The problem exists because the June flood damaged Alliant Energy’s aged Sixth Street Generating Station, which had produced electricity and inexpensive steam and ran it through a network of Alliant steam pipes to Quaker and Cargill and other industries near downtown, to Coe College, the city’s two hospitals and the buildings downtown.

This winter, Alliant has created a temporary setup to provide the steam, but at a price four to five times the previous price with no promise of rebuilding to prior more reasonably priced steam again.

This week, Coe College and St. Luke’s Hospital announced plans to seek federal funds to build their own steam system, and they will be in front of the City Council tonight to talk about the plan.

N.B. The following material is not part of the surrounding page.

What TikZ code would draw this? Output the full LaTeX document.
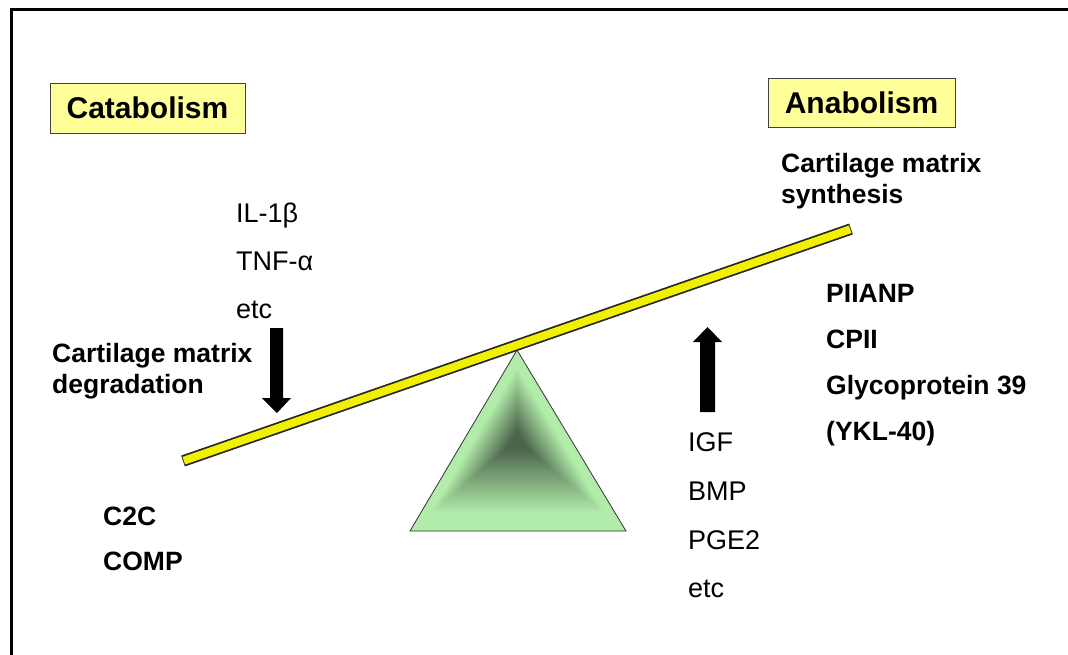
\documentclass[tikz,border=0pt]{standalone}
\usepackage{fontspec}
\setmainfont{Liberation Sans}
\usetikzlibrary{calc}
\definecolor{boxyellow}{RGB}{255,255,153}
\definecolor{baryellow}{RGB}{240,240,0}
\definecolor{trilight}{RGB}{178,236,170}
\definecolor{tridark}{RGB}{76,100,76}
\begin{document}
\begin{tikzpicture}[x=1pt,y=-1pt,
  lbl/.style={anchor=base west, inner sep=0pt, font=\fontsize{27}{31}\selectfont},
  blbl/.style={anchor=base west, inner sep=0pt, font=\fontsize{26.5}{31}\selectfont\bfseries},
  titlebox/.style={draw=black!75, fill=boxyellow, line width=1pt, inner sep=0pt, font=\fontsize{30}{34}\selectfont\bfseries},
  fatarrow/.style={fill=black}]
\useasboundingbox (0,0) rectangle (1068,654);
\draw[line width=3pt] (11,9) rectangle (1090,690);
% title boxes
\node[titlebox, minimum width=195pt, minimum height=50pt] (cat) at (147.5,108) {Catabolism};
\node[titlebox, minimum width=187pt, minimum height=49pt] (ana) at (861.5,102.5) {Anabolism};
% fulcrum triangle with shape gradient
\coordinate (tA) at (517,350);
\coordinate (tB) at (410,531);
\coordinate (tC) at (626,531);
\coordinate (tM) at (517,440);
\foreach \i in {0,...,70} {
  \pgfmathsetmacro\s{1-\i/70}
  \pgfmathtruncatemacro\p{max(0,min(100,((0.82-\s)/0.72)*100))}
  \fill[tridark!\p!trilight] ($(tM)!\s!(tA)$) -- ($(tM)!\s!(tB)$) -- ($(tM)!\s!(tC)$) -- cycle;
}
\draw[black!80, line width=0.8pt] (tA) -- (tB) -- (tC) -- cycle;
% beam
\coordinate (barL) at (183,461);
\coordinate (barR) at (851,229);
\draw[line width=11.5pt, black!85] (barL) -- (barR);
\draw[line width=8pt, baryellow] ($(barL)!0.9pt!(barR)$) -- ($(barR)!0.9pt!(barL)$);
% arrows
\fill[fatarrow] (270,328) -- (283,328) -- (283,398) -- (291,398) -- (277,413) -- (262,398) -- (270,398) -- cycle;
\fill[fatarrow] (700,412) -- (715,412) -- (715,342) -- (722,342) -- (707.5,327) -- (693,342) -- (700,342) -- cycle;
% texts
\node[lbl] (il1) at (236,222) {IL-1β};
\node[lbl] (tnf) at (236,270) {TNF-α};
\node[lbl] (etc1) at (236,318) {etc};
\node[blbl] (deg1) at (52,362) {Cartilage matrix};
\node[blbl] (deg2) at (52,393) {degradation};
\node[blbl] (syn1) at (781,172) {Cartilage matrix};
\node[blbl] (syn2) at (781,203) {synthesis};
\node[blbl] (piianp) at (826,302) {PIIANP};
\node[blbl] (cpii) at (826,348) {CPII};
\node[blbl] (glyc) at (826,394) {Glycoprotein 39};
\node[blbl] (ykl) at (826,440) {(YKL-40)};
\node[blbl] (c2c) at (103,525) {C2C};
\node[blbl] (comp) at (103,570) {COMP};
\node[lbl] (igf) at (688,451) {IGF};
\node[lbl] (bmp) at (688,500) {BMP};
\node[lbl] (pge) at (688,549) {PGE2};
\node[lbl] (etc2) at (688,597) {etc};
\end{tikzpicture}
\end{document}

The two entities, though, said this week they are still open to a broader solution to the steam issue, though Pat Ball, the city’s utility director, on Tuesday forewarned the council not to expect any big news at its meeting tonight.

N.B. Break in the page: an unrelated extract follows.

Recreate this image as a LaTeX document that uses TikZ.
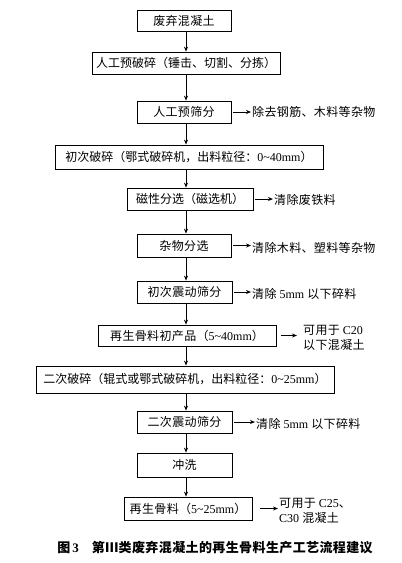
\documentclass[tikz,border=0pt]{standalone}
\usepackage{fontspec}
\setmainfont{Noto Sans CJK SC}
\newfontfamily\cjksp[LetterSpace=3]{Noto Sans CJK SC}
\newfontfamily\lat{Liberation Serif}
\usetikzlibrary{arrows.meta}
\newcommand{\tl}{\textasciitilde}
\tikzset{
  box/.style={draw, line width=0.8pt, inner sep=0pt, font=\fontsize{12}{14}\selectfont\cjksp},
  tightbox/.style={box, font=\fontsize{12}{14}\selectfont\rmfamily},
  side/.style={anchor=west, inner sep=1pt, align=left, font=\fontsize{12}{15}\selectfont\cjksp},
  arr/.style={line width=0.8pt, -{Stealth[length=5pt,width=4pt]}},
}
\begin{document}
\begin{tikzpicture}[x=1pt,y=-1pt]
\useasboundingbox (0,0) rectangle (402,563);
\coordinate (axis) at (186,0);
\node[box, minimum width=94, minimum height=21] (b1) at (184,20.5) {废弃混凝土};
\node[tightbox, minimum width=188, minimum height=22] (b2) at (186,63) {人工预破碎（锤击、切割、分拣）};
\node[box, minimum width=94, minimum height=22] (b3) at (184,112) {人工预筛分};
\node[tightbox, minimum width=268, minimum height=24] (b4) at (189,157) {初次破碎（鄂式破碎机，出料粒径：{\lat 0\tl 40mm}）};
\node[tightbox, minimum width=126, minimum height=22] (b5) at (190,199) {磁性分选（磁选机）};
\node[box, minimum width=94, minimum height=23] (b6) at (184,245.5) {杂物分选};
\node[box, minimum width=95, minimum height=22] (b7) at (184.5,292) {初次震动筛分};
\node[box, minimum width=178, minimum height=21] (b8) at (187,335.5) {再生骨料初产品（{\lat 5\tl 40mm}）};
\node[tightbox, minimum width=298, minimum height=27] (b9) at (185,379.5) {二次破碎（辊式或鄂式破碎机，出料粒径：{\lat 0\tl 25mm}）};
\node[box, minimum width=95, minimum height=22] (b10) at (184.5,422) {二次震动筛分};
\node[box, minimum width=95, minimum height=24] (b11) at (184.5,465) {冲洗};
\node[box, minimum width=128, minimum height=23] (b12) at (188,508.5) {再生骨料（{\lat 5\tl 25mm}）};

\node[side] (s3) at (251,112) {除去钢筋、木料等杂物};
\node[side] (s5) at (273,200) {清除废铁料};
\node[side] (s6) at (251,248) {清除木料、塑料等杂物};
\node[side] (s7) at (251,294) {清除 {\lat 5mm} 以下碎料};
\node[side] (s8) at (302,338) {可用于 {\lat C20}\\以下混凝土};
\node[side] (s10) at (255,424) {清除 {\lat 5mm} 以下碎料};
\node[side] (s12) at (278,511) {可用于 {\lat C25}、\\{\lat C30} 混凝土};

\node[font=\fontsize{13}{15}\selectfont\cjksp\bfseries] (cap) at (215,548) {图\,{\lat\bfseries 3}\quad 第Ⅲ类废弃混凝土的再生骨料生产工艺流程建议};

\foreach \a/\b in {b1/b2,b2/b3,b3/b4,b4/b5,b5/b6,b6/b7,b7/b8,b8/b9,b9/b10,b10/b11,b11/b12}
  \draw[arr] (\a.south -| axis) -- (\b.north -| axis);

\foreach \a/\b in {b3/s3,b5/s5,b6/s6,b7/s7,b10/s10}
  \draw[arr] ([xshift=2]\a.east) -- (\b.west |- \a.east);
\draw[arr] ([xshift=5]b8.east) -- ([xshift=-5]s8.west |- b8.east);
\draw[arr] ([xshift=8]b12.east) -- (s12.west |- b12.east);
\end{tikzpicture}
\end{document}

An Alliant spokesman said the same.

Alliant customers Coe and St. Luke’s seek federal disaster funds for their own steam plant

In Alliant Energy, City Hall, Downtown District, Floods on January 19, 2009 at 8:02 pm

Coe College and St. Luke’s Hospital are preparing to build their own operation to produce steam now that Alliant Energy has signaled it does not plan to rebuild its flood-damaged Sixth Street Generating Plant.

 

In a memo to City Hall, Coe and St. Luke’s said they will be seeking the City Council’s backing as the two entities pursue federal funds in the $4-million range from the U.S. Department of Commerce for a replacement steam system.

 

The memo, signed by Ted Townsend, president and CEO of St. Luke’s Hospital, and James Phifer, president of Coe College, states that proposed charges to customers that Alliant said were needed to rebuild the Sixth Street Generating Plant “were not economically viable” for either Coe or the hospital.

 

Using a temporary steam setup this winter, Coe is facing energy costs of $1 million more than they had been paying a year when the Alliant plant was making electricity and also steam for the downtown and near downtown, Coe’s Phifer says.

 

St. Luke’s and Coe are among a small group of larger users of the Alliant steam operation that includes Quaker and Cargill while a larger group of smaller users in and near downtown also have depended on the cheap steam from the Alliant plant.

 

The City Council has talked for a few months now about wanting to play a role in keeping a viable steam system in place downtown even if Alliant is not involved.

 

Both Coe and St. Luke’s say they are still open to a collective solution with other partners. At the same time, they need to get something more affordable in place by next winter, the entities’ executives say in their memo to the city.